Research and consulting firm Wood Mackenzie recently released a startling new report analyzing the devastating economic impact of the nearly $73 billion in proposed tax increases upon the nation’s oil and gas industry. In contrast, allowing access to energy resources currently off limits would provide massive boosts to production, employment levels, and government revenue. Onerous federal regulation currently prevents access to oil and gas reserves in areas of Alaska, the Eastern Gulf of Mexico, and the Atlantic and Pacific Outer Continental Shelves.

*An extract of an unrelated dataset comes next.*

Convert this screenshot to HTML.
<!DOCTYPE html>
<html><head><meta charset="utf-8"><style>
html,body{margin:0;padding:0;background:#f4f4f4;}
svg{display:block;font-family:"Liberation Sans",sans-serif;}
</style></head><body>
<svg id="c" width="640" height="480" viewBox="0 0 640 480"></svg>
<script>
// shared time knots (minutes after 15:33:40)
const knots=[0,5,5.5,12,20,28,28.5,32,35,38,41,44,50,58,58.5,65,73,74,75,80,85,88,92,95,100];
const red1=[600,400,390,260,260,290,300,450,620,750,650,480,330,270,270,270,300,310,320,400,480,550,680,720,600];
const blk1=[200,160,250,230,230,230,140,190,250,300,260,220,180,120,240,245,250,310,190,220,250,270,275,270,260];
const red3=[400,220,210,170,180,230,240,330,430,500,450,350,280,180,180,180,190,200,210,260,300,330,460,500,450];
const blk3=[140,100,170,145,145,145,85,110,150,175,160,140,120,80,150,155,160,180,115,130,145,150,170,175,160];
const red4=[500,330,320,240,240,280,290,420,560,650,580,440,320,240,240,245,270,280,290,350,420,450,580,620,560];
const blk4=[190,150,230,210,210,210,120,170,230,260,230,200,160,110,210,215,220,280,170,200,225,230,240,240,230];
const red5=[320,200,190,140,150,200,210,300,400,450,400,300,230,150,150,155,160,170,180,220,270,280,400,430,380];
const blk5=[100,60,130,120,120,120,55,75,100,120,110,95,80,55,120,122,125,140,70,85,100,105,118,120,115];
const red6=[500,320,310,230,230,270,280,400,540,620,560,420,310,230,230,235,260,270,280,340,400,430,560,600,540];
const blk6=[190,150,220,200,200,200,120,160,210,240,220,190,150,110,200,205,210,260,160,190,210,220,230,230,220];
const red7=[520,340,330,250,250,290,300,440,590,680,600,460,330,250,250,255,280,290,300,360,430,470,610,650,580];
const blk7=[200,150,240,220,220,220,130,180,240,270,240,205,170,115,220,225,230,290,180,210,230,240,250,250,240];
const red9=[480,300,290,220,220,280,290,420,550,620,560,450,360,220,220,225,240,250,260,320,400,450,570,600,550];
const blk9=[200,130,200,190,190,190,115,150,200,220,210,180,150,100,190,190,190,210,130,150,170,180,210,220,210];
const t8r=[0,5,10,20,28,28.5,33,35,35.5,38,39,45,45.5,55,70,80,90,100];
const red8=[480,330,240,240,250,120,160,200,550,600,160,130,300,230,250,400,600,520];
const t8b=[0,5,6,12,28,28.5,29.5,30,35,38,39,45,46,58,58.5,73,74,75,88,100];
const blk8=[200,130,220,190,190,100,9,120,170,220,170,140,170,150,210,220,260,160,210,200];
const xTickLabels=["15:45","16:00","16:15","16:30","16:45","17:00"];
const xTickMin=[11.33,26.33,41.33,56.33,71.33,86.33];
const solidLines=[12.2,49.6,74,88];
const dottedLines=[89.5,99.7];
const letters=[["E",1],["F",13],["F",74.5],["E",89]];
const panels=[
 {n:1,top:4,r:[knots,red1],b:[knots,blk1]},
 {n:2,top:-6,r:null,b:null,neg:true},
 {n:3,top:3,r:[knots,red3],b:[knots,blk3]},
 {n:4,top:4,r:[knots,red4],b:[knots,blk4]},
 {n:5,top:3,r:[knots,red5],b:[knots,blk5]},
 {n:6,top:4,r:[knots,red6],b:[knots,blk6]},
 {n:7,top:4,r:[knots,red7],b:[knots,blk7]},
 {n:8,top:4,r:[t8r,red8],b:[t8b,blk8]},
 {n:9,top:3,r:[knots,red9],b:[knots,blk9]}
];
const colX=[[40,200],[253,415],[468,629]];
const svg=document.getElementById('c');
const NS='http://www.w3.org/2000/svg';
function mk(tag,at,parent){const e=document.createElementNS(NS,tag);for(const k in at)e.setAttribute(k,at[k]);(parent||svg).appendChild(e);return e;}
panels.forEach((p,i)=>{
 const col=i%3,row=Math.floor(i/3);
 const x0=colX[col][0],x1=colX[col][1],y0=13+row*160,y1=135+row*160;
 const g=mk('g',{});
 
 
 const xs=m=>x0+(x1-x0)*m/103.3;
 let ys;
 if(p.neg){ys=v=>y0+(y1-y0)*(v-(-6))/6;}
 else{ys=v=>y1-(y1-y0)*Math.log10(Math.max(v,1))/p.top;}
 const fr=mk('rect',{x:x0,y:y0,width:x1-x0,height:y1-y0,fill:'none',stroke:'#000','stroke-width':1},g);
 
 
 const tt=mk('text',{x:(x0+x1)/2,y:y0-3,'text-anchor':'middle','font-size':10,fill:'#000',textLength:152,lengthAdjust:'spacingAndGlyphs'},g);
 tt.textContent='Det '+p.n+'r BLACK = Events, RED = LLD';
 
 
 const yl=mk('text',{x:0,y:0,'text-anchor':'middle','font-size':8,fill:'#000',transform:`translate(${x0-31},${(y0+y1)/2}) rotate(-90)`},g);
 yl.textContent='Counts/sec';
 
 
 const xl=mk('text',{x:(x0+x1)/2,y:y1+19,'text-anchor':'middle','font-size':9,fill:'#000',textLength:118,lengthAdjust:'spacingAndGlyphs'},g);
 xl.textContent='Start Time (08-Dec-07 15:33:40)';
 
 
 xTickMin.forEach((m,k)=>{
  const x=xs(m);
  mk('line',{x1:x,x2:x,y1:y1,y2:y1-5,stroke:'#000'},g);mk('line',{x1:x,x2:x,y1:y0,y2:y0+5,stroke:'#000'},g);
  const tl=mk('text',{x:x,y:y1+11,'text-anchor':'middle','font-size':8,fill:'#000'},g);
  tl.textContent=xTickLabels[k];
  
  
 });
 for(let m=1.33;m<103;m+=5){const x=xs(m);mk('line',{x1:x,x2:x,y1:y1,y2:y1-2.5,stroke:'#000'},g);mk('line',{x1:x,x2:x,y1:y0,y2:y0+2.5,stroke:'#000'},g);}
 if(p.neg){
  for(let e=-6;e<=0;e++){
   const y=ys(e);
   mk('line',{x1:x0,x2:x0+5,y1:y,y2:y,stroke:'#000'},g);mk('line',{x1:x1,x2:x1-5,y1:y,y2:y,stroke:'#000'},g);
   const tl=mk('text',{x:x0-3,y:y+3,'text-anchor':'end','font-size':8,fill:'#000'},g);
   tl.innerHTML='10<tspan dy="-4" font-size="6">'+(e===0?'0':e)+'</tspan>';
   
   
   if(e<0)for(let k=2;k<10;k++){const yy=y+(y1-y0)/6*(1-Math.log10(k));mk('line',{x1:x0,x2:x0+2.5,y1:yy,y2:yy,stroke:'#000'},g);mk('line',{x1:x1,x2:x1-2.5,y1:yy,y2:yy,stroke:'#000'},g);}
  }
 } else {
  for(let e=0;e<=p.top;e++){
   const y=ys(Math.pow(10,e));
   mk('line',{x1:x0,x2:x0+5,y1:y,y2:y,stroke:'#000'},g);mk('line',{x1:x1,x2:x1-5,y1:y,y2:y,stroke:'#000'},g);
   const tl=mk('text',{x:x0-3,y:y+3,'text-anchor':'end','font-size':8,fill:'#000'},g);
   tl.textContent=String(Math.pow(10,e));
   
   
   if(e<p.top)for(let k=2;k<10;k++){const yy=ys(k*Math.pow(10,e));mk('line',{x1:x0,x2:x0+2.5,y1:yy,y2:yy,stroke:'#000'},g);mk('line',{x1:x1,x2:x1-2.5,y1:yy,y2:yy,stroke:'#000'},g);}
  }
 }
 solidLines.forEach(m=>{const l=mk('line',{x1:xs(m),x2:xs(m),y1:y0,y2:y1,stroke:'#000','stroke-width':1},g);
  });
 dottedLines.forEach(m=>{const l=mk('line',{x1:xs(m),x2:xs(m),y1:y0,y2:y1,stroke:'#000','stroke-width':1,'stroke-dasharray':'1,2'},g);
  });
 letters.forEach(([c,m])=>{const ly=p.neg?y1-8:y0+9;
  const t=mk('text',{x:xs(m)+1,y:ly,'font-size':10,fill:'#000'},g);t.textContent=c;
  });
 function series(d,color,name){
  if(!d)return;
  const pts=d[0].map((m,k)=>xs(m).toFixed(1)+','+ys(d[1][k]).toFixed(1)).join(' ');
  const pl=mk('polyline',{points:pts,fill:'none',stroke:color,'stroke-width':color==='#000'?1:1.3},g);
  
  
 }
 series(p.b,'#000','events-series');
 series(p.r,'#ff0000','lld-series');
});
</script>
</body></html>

The difference between allowing access to these vast reserves versus continued regulation and following through with the nearly $73 billion of proposed tax increases could not be more drastic.

Among the report’s most distressing findings were the economic implications the proposed tax hikes would have:

  • A loss of nearly 50k direct and 120k indirect jobs by 2014.
  • An estimated loss of 0.7 mmboe/d (million barrels of oil equivalents per day) by 2020, with an additional 1.7 mmboe/d put at risk of not being developed. By 2025, they estimated a loss of 0.4 mmboe/d, with 1.2 mmboe/d put at risk
  • A temporary and meager bump of $3 billion in government revenue between 2011 and 2015, followed by a long term loss of $10 billion in 2025, with an additional $8 billion possibly at risk.

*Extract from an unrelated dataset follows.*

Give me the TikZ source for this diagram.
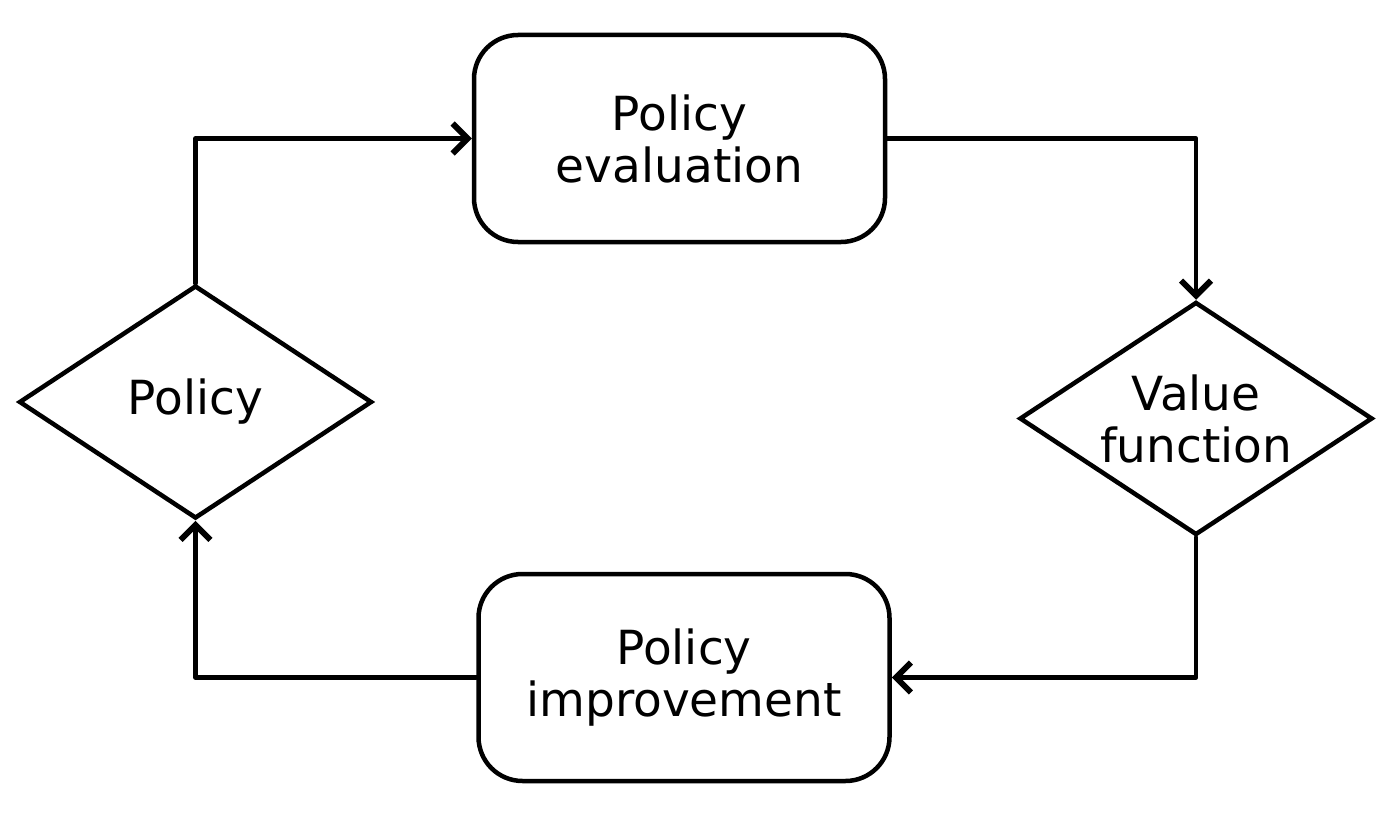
\documentclass[tikz,border=0pt]{standalone}
\usepackage{fontspec}
\setmainfont{DejaVu Sans}
\usetikzlibrary{shapes.geometric,arrows.meta}
\begin{document}
\begin{tikzpicture}[x=1pt,y=1pt,
  every node/.style={font=\fontsize{47}{52}\selectfont, align=center, inner sep=0pt},
  procbox/.style={draw, line width=4.5pt, rounded corners=44pt, minimum width=411pt, minimum height=207pt},
  decbox/.style={draw, line width=4.5pt, shape=diamond, aspect=1.5, minimum width=353pt, minimum height=233pt},
  flow/.style={line width=4.5pt, line cap=round, line join=round, -{Straight Barb[length=15pt,width=30pt,line width=0pt 1.3]}}
]
\useasboundingbox (0,0) rectangle (1400,-813);
\node[procbox] (eval) at (679.5,-138.5) {Policy\\evaluation};
\node[procbox] (imp) at (684,-677.5) {Policy\\improvement};
\node[decbox] (pol) at (195.5,-402) {Policy};
\node[decbox] (val) at (1196,-418.5) {Value\\function};
\draw[flow] (pol.north) |- (eval.west);
\draw[flow] (eval.east) -| (val.north);
\draw[flow] (val.south) |- (imp.east);
\draw[flow] (imp.west) -| (pol.south);
\end{tikzpicture}
\end{document}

At a time of unemployment rates over 9%, any increase in taxes on our nation’s oil and gas industry would further hamstring our economic recovery and hopes of energy independence. On the other hand, increasing access to reserves currently off limits would create hundreds of thousands of jobs and spur much needed investment in communities:

  • The addition of 50k direct and 120k indirect jobs in 2014. In the long term, by 2025, those numbers would rise to 150k direct and 380k indirect jobs.
  • An additional 4.0 mmboe/d brought on line by 2025. Total US production in 2010 was equivalent to 18.8 mmboe/d.
  • Greater production would lead to an increase of $20 billion in government revenue by 2020, and $150 billion by 2025.

The juxtaposition illustrated by this data reveals the benefits of increased energy development when compare to tax hikes. In pursuit of more jobs and an expedient economic recovery, Congress would do well to heed this reports advice.